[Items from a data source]
____________________

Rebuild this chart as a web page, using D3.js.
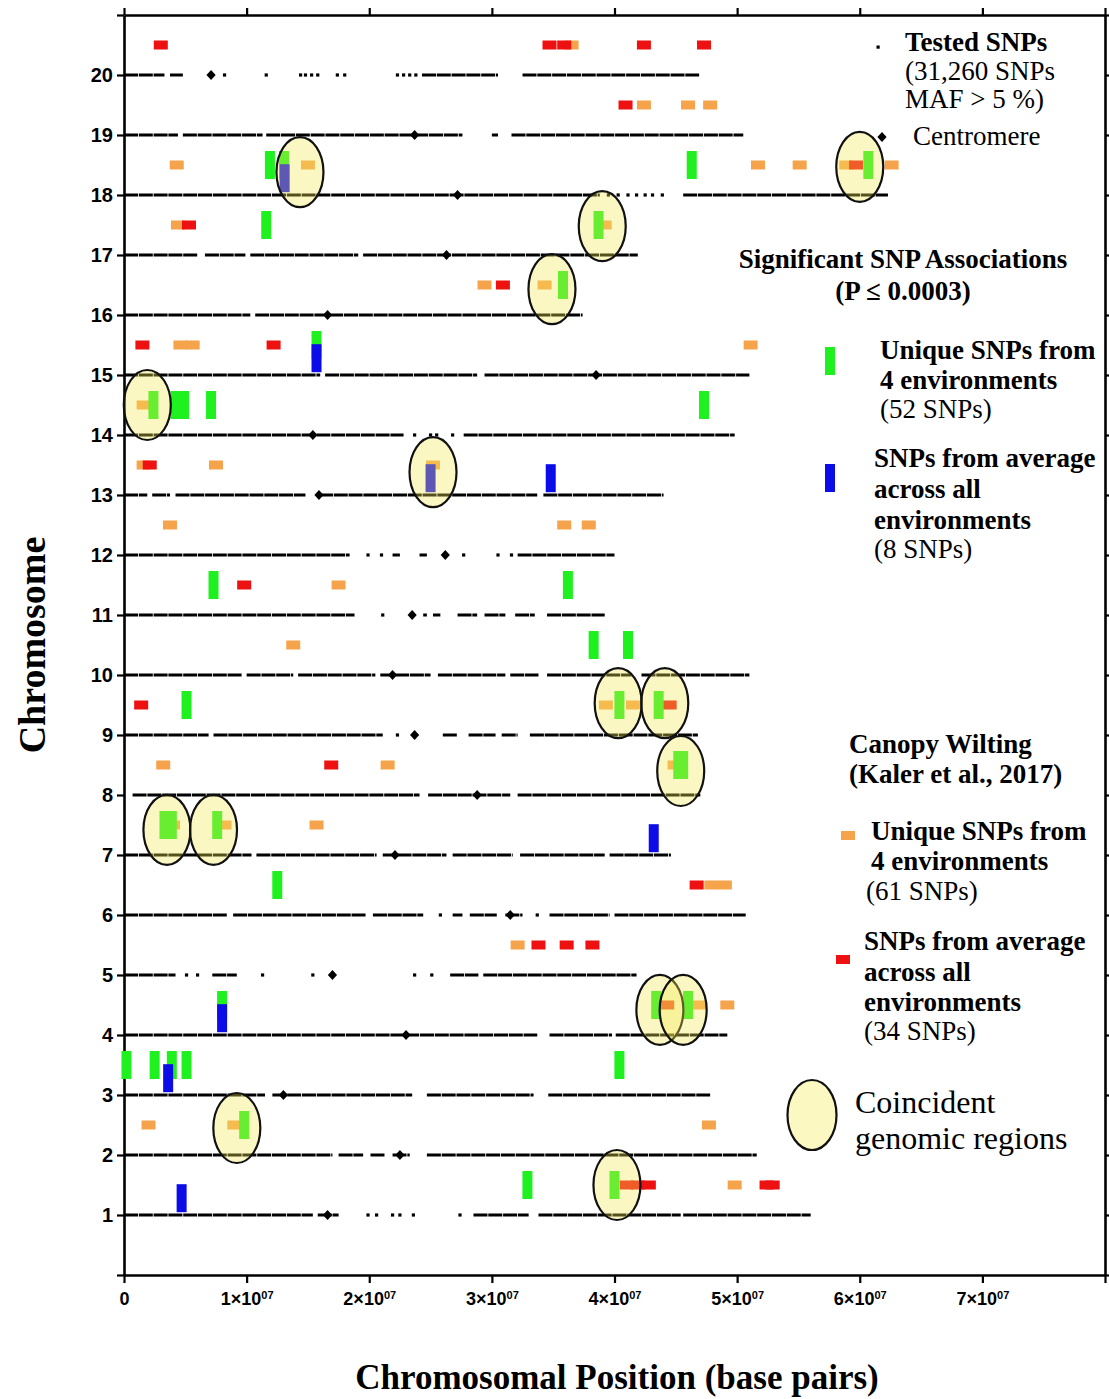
<!DOCTYPE html>
<html>
<head>
<meta charset="utf-8">
<script src="https://cdn.jsdelivr.net/npm/d3@7"></script>
<style>
  html, body { margin: 0; padding: 0; background: #fff; }
  svg { display: block; }
</style>
</head>
<body>
<svg id="chart" width="1109" height="1399"></svg>
<script>
// ---- data (positions in Mb) ----
const chromosomes = d3.range(1, 21);
const xTickValues = d3.range(0, 8e7 + 1, 1e7);

// Tested-SNP coverage: [chromosome, start, end]; a missing end marks an isolated SNP
const coverage = [
  [1, 0, 15.4], [1, 15.8, 17.5], [1, 19.9], [1, 20.6], [1, 21.9], [1, 22.5], [1, 23.6], [1, 27.4],
  [1, 28.5, 33.0], [1, 33.8, 45.4], [1, 45.6, 56.0],
  [2, 0, 17.0], [2, 17.5, 19.5], [2, 20.1, 21.3], [2, 21.9, 23.3], [2, 24.7, 51.6],
  [3, 0, 11.5], [3, 12.1, 23.5], [3, 24.7, 33.4], [3, 34.6, 47.8],
  [4, 0, 33.7], [4, 34.7, 39.8], [4, 40.1, 49.2],
  [5, 0, 4.2], [5, 5.1], [5, 6.0], [5, 7.2, 9.2], [5, 11.3], [5, 15.4], [5, 23.7], [5, 25.1],
  [5, 26.6, 28.9], [5, 29.3, 41.8],
  [6, 0, 8.4], [6, 8.9, 19.7], [6, 20.3, 24.4], [6, 25.8], [6, 26.8, 27.6], [6, 28.2, 30.4],
  [6, 31.1, 32.5], [6, 33.7], [6, 34.7, 39.6], [6, 40.0, 50.7],
  [7, 0, 10.4], [7, 10.8, 20.6], [7, 21.1, 26.3], [7, 26.8, 31.7], [7, 32.3, 39.2], [7, 39.6, 44.6],
  [8, 0.7, 24.1], [8, 24.8, 31.5], [8, 32.1, 47.0],
  [9, 0, 6.9], [9, 7.3, 21.1], [9, 22.3], [9, 26.0, 27.2], [9, 28.1, 30.3], [9, 30.8, 32.1], [9, 33.1, 46.8],
  [10, 0, 9.6], [10, 10.0, 13.8], [10, 14.2, 20.5], [10, 20.9, 25.0], [10, 25.6, 31.1],
  [10, 31.5, 33.8], [10, 34.5, 41.4], [10, 42.2, 51.0],
  [11, 0, 18.8], [11, 21.1], [11, 24.4, 24.7], [11, 25.2, 25.8], [11, 27.2, 28.8], [11, 29.4, 31.1],
  [11, 31.9, 33.5], [11, 34.5, 39.2],
  [12, 0, 18.4], [12, 19.9], [12, 21.0], [12, 21.9, 22.5], [12, 24.1, 24.7], [12, 27.7], [12, 30.5],
  [12, 31.6], [12, 32.1, 40.0],
  [13, 0, 1.9], [13, 2.3, 3.75], [13, 4.2, 14.8], [13, 15.9, 33.7], [13, 34.2, 44.0],
  [14, 0, 22.8], [14, 23.7], [14, 25.0], [14, 25.5], [14, 26.8], [14, 27.7, 49.8],
  [15, 0, 16.0], [15, 16.4, 28.8], [15, 29.4, 51.0],
  [16, 0, 10.3], [16, 10.7, 37.4],
  [17, 0, 6.0], [17, 6.6, 9.9], [17, 10.3, 19.1], [17, 19.5, 41.9],
  [18, 0, 38.8], [18, 39.5], [18, 40.3], [18, 41.1], [18, 41.8], [18, 42.5], [18, 43.1], [18, 43.9],
  [18, 45.6, 62.3],
  [19, 0, 4.4], [19, 4.8, 11.3], [19, 11.6, 27.6], [19, 30.0, 30.5], [19, 31.6, 50.5],
  [20, 0, 3.3], [20, 3.75, 4.8], [20, 8.2], [20, 11.6], [20, 14.4], [20, 14.8], [20, 15.3], [20, 15.8],
  [20, 17.4], [20, 18.0], [20, 22.3], [20, 22.8], [20, 23.3], [20, 23.8], [20, 24.3, 30.5], [20, 32.5, 46.9]
];

// Centromere position of chromosomes 1..20
const centromeres = [16.6, 22.5, 13.0, 23.0, 17.0, 31.5, 22.1, 28.8, 23.7, 21.9,
                     23.5, 26.2, 15.9, 15.4, 38.5, 16.6, 26.3, 27.2, 23.7, 7.1];

// Significant SNPs, this study: unique to one of 4 environments
const uniqueEnvSnps = [
  [18, 11.9], [18, 13.05], [18, 46.3], [18, 60.7], [17, 11.6], [17, 38.7], [16, 35.8], [15, 15.7],
  [14, 2.4], [14, 4.2], [14, 4.9], [14, 7.1], [14, 47.3], [11, 7.3], [11, 36.2], [10, 38.3], [10, 41.1],
  [9, 5.1], [9, 40.4], [9, 43.6], [8, 45.2], [8, 45.6], [7, 3.3], [7, 3.9], [7, 7.6], [6, 12.5],
  [4, 8.0], [4, 43.4], [4, 46.0], [3, 0.2], [3, 2.5], [3, 3.9], [3, 5.1], [3, 40.4], [2, 9.8],
  [1, 32.9], [1, 40.0]
];

// Significant SNPs, this study: average across all environments
const averageEnvSnps = [
  [18, 13.1], [15, 15.7], [13, 25.0], [13, 34.8], [7, 43.2], [4, 8.0], [3, 3.6], [1, 4.7]
];

// Canopy wilting (Kaler et al., 2017): unique to one of 4 environments
const wiltUniqueSnps = [
  [20, 36.5], [19, 42.4], [19, 46.0], [19, 47.8], [18, 4.3], [18, 15.0], [18, 51.7], [18, 55.1],
  [18, 58.9], [18, 62.6], [17, 4.4], [17, 39.2], [16, 29.4], [16, 34.3], [15, 4.6], [15, 5.6],
  [15, 51.1], [14, 1.6], [13, 1.6], [13, 7.5], [13, 25.2], [12, 3.75], [12, 35.9], [12, 37.9],
  [11, 17.5], [10, 13.8], [9, 39.3], [9, 41.5], [8, 3.2], [8, 21.5], [8, 44.9], [7, 4.0], [7, 8.2],
  [7, 15.7], [6, 47.9], [6, 49.0], [5, 32.1], [4, 46.9], [4, 49.2], [2, 2.0], [2, 9.0], [2, 47.7],
  [1, 49.8]
];

// Canopy wilting (Kaler et al., 2017): average across all environments
const wiltAverageSnps = [
  [20, 3.0], [20, 34.7], [20, 35.9], [20, 42.4], [20, 47.3], [19, 40.9], [18, 59.7], [17, 5.3],
  [16, 30.9], [15, 1.5], [15, 12.2], [13, 2.1], [11, 9.8], [9, 1.4], [9, 44.5], [8, 16.9],
  [6, 46.7], [5, 33.8], [5, 36.1], [5, 38.2], [4, 44.3], [1, 41.0], [1, 41.9], [1, 42.8],
  [1, 52.4], [1, 52.9]
];

// Coincident genomic regions: [chromosome band value, position]
const coincidentRegions = [
  [18.38, 14.35], [18.47, 60.0], [17.48, 39.0], [16.43, 34.9], [14.5, 1.9], [13.38, 25.2],
  [9.53, 40.3], [9.53, 44.1], [8.4, 45.4], [7.42, 3.5], [7.42, 7.3], [4.42, 43.7], [4.42, 45.6],
  [2.45, 9.2], [1.5, 40.2]
];

// ---- drawing ----
const MB = 1e6;
const svg = d3.select("#chart");
const x = d3.scaleLinear().domain([0, 8e7]).range([124, 1105]);
const y = d3.scaleLinear().domain([0, 21]).range([1275, 15]);

const SERIF = "'Liberation Serif', 'Times New Roman', Times, serif";
const SANS = "'Liberation Sans', Arial, Helvetica, sans-serif";
const C = { green: "#1ff01f", blue: "#0c0ce8", orange: "#f6a44c", red: "#ee1111",
            ellipse: "#f3e854", ellipseSolid: "#fcf8c2" };
const LEGEND_SIZE = 27;

// axes
const axisStyle = g => {
  g.select(".domain").attr("stroke", "#000").attr("stroke-width", 2.6);
  g.selectAll(".tick line").attr("stroke", "#000").attr("stroke-width", 2.2);
};

const gLeft = svg.append("g").attr("transform", `translate(${x(0)},0)`)
  .call(d3.axisLeft(y).tickValues(d3.range(0, 22)).tickSize(7).tickSizeOuter(0).tickPadding(4)
    .tickFormat(d => (d >= 1 && d <= 20) ? d : ""))
  .call(axisStyle);
gLeft.selectAll(".tick text").attr("font-family", SANS).attr("font-weight", "bold")
  .attr("font-size", 20).attr("fill", "#000");

svg.append("g").attr("transform", `translate(${x(8e7)},0)`)
  .call(d3.axisRight(y).tickValues(d3.range(0, 22)).tickSize(6).tickSizeOuter(0).tickFormat(""))
  .call(axisStyle);

svg.append("g").attr("transform", `translate(0,${y(21)})`)
  .call(d3.axisTop(x).tickValues(xTickValues).tickSize(7).tickSizeOuter(0).tickFormat(""))
  .call(axisStyle);

const gBottom = svg.append("g").attr("transform", `translate(0,${y(0)})`)
  .call(d3.axisBottom(x).tickValues(xTickValues).tickSize(8).tickSizeOuter(0).tickPadding(9).tickFormat(""))
  .call(axisStyle);
gBottom.selectAll(".tick text")
  .attr("font-family", SANS).attr("font-weight", "bold").attr("font-size", 18).attr("fill", "#000")
  .each(function (d) {
    const t = d3.select(this);
    if (d === 0) { t.text("0"); return; }
    if (d >= 8e7) return;
    t.append("tspan").text(`${d / 1e7}\u00d710`);
    t.append("tspan").attr("dy", "-0.5em").attr("font-size", 11).text("07");
  });

// chromosome coverage lines
const gCov = svg.append("g");
gCov.selectAll("line").data(coverage.filter(d => d.length === 3)).join("line")
  .attr("x1", d => x(d[1] * MB)).attr("x2", d => x(d[2] * MB))
  .attr("y1", d => y(d[0])).attr("y2", d => y(d[0]))
  .attr("stroke", "#000").attr("stroke-width", 3)
  .attr("stroke-dasharray", "14 0.8");
gCov.selectAll("rect").data(coverage.filter(d => d.length === 2)).join("rect")
  .attr("x", d => x(d[1] * MB) - 1.6).attr("y", d => y(d[0]) - 1.6)
  .attr("width", 3.2).attr("height", 3.2).attr("fill", "#000");

// centromeres
const diamond = "M0,-5L4.6,0L0,5L-4.6,0Z";
svg.append("g").selectAll("path").data(chromosomes).join("path")
  .attr("d", diamond)
  .attr("transform", c => `translate(${x(centromeres[c - 1] * MB)},${y(c)})`)
  .attr("fill", "#000");

// SNP markers
const hBar = (data, color) => svg.append("g").selectAll("rect").data(data).join("rect")
  .attr("x", d => x(d[1] * MB) - 7).attr("y", d => y(d[0] + 0.5) - 4.5)
  .attr("width", 14).attr("height", 9).attr("fill", color);
const vBar = (data, color, offset) => svg.append("g").selectAll("rect").data(data).join("rect")
  .attr("x", d => x(d[1] * MB) - 5).attr("y", d => y(d[0] + offset) - 14)
  .attr("width", 10).attr("height", 28).attr("fill", color);

hBar(wiltUniqueSnps, C.orange);
hBar(wiltAverageSnps, C.red);
vBar(uniqueEnvSnps, C.green, 0.5);
vBar(averageEnvSnps, C.blue, 0.28);

// coincident regions (translucent overlay)
svg.append("g").selectAll("ellipse").data(coincidentRegions).join("ellipse")
  .attr("cx", d => x(d[1] * MB)).attr("cy", d => y(d[0]))
  .attr("rx", 23.5).attr("ry", 35)
  .attr("fill", C.ellipse).attr("fill-opacity", 0.35)
  .attr("stroke", "#111").attr("stroke-width", 2.2);

// ---- legend ----
const leg = svg.append("g");
const txt = (s, px, py, opt = {}) => leg.append("text")
  .attr("x", px).attr("y", py)
  .attr("font-family", opt.family || SERIF)
  .attr("font-weight", opt.bold ? "bold" : "normal")
  .attr("font-size", opt.size || LEGEND_SIZE)
  .attr("text-anchor", opt.anchor || "start")
  .attr("fill", "#000").text(s);

leg.append("rect").attr("x", 876.5).attr("y", 45.5).attr("width", 3.2).attr("height", 3.2).attr("fill", "#000");
txt("Tested SNPs", 905, 51, { bold: true });
txt("(31,260 SNPs", 905, 80);
txt("MAF > 5 %)", 905, 108);
leg.append("path").attr("d", diamond).attr("transform", "translate(882,137)").attr("fill", "#000");
txt("Centromere", 913, 145);

txt("Significant SNP Associations", 903, 268, { bold: true, anchor: "middle" });
txt("(P \u2264 0.0003)", 903, 300, { bold: true, anchor: "middle" });

leg.append("rect").attr("x", 825).attr("y", 347).attr("width", 10).attr("height", 28).attr("fill", C.green);
txt("Unique SNPs from", 880, 359, { bold: true });
txt("4 environments", 880, 389, { bold: true });
txt("(52 SNPs)", 880, 418);

leg.append("rect").attr("x", 825).attr("y", 464).attr("width", 10).attr("height", 28).attr("fill", C.blue);
txt("SNPs from average", 874, 467, { bold: true });
txt("across all", 874, 498, { bold: true });
txt("environments", 874, 529, { bold: true });
txt("(8 SNPs)", 874, 558);

txt("Canopy Wilting", 849, 753, { bold: true });
txt("(Kaler et al., 2017)", 849, 783, { bold: true });

leg.append("rect").attr("x", 841).attr("y", 831).attr("width", 14).attr("height", 9).attr("fill", C.orange);
txt("Unique SNPs from", 871, 840, { bold: true });
txt("4 environments", 871, 870, { bold: true });
txt("(61 SNPs)", 866, 900);

leg.append("rect").attr("x", 836).attr("y", 955).attr("width", 14).attr("height", 9).attr("fill", C.red);
txt("SNPs from average", 864, 950, { bold: true });
txt("across all", 864, 981, { bold: true });
txt("environments", 864, 1011, { bold: true });
txt("(34 SNPs)", 864, 1040);

leg.append("ellipse").attr("cx", 812).attr("cy", 1115).attr("rx", 24.5).attr("ry", 35)
  .attr("fill", C.ellipseSolid).attr("stroke", "#111").attr("stroke-width", 2.2);
txt("Coincident", 855, 1113, { size: 32 });
txt("genomic regions", 855, 1149, { size: 32 });

// axis titles
svg.append("text").attr("transform", "translate(45,645) rotate(-90)")
  .attr("text-anchor", "middle").attr("font-family", SERIF).attr("font-weight", "bold")
  .attr("font-size", 38).attr("fill", "#000").text("Chromosome");
svg.append("text").attr("x", 617).attr("y", 1389)
  .attr("text-anchor", "middle").attr("font-family", SERIF).attr("font-weight", "bold")
  .attr("font-size", 35).attr("fill", "#000").text("Chromosomal Position (base pairs)");
</script>
</body>
</html>
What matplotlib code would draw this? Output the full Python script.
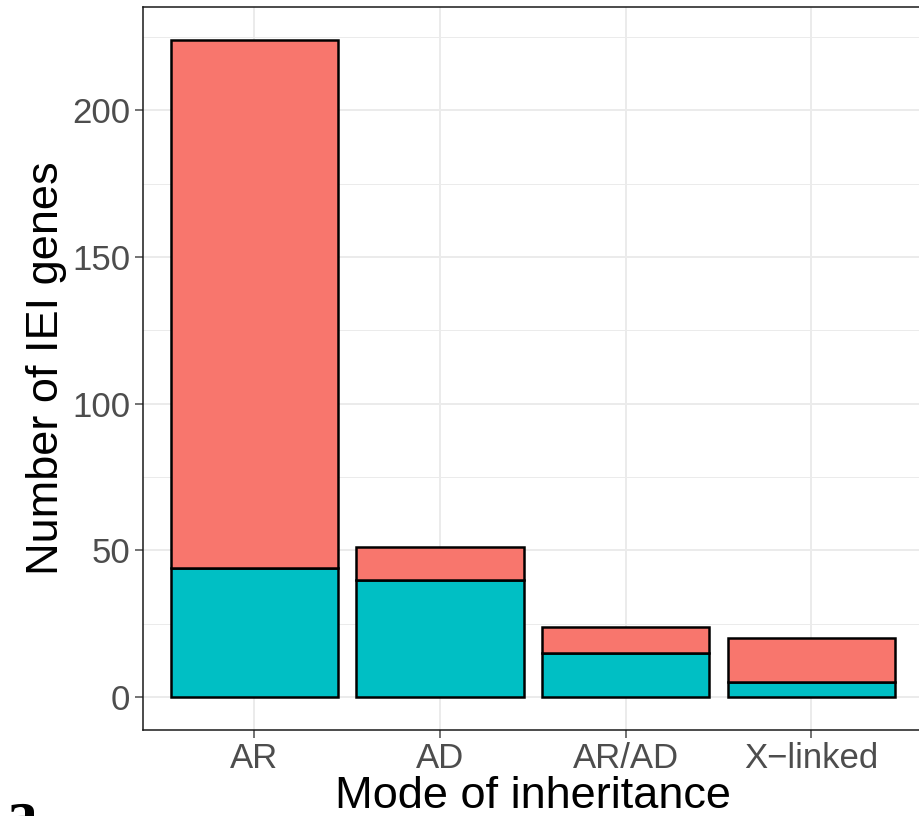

____________________

_GIVEN INSTRUCTION_
From the opening line of the entries above to the line containing "const xTickValues = d3.range(0, 8e7", please transcribe each line exactly, skipping every picture.

_REPLY TO THE EXERCISE_
Rebuild this chart as a web page, using D3.js.
<!DOCTYPE html>
<html>
<head>
<meta charset="utf-8">
<script src="https://cdn.jsdelivr.net/npm/d3@7"></script>
<style>
  html, body { margin: 0; padding: 0; background: #fff; }
  svg { display: block; }
</style>
</head>
<body>
<svg id="chart" width="1109" height="1399"></svg>
<script>
// ---- data (positions in Mb) ----
const chromosomes = d3.range(1, 21);
const xTickValues = d3.range(0, 8e7 + 1, 1e7);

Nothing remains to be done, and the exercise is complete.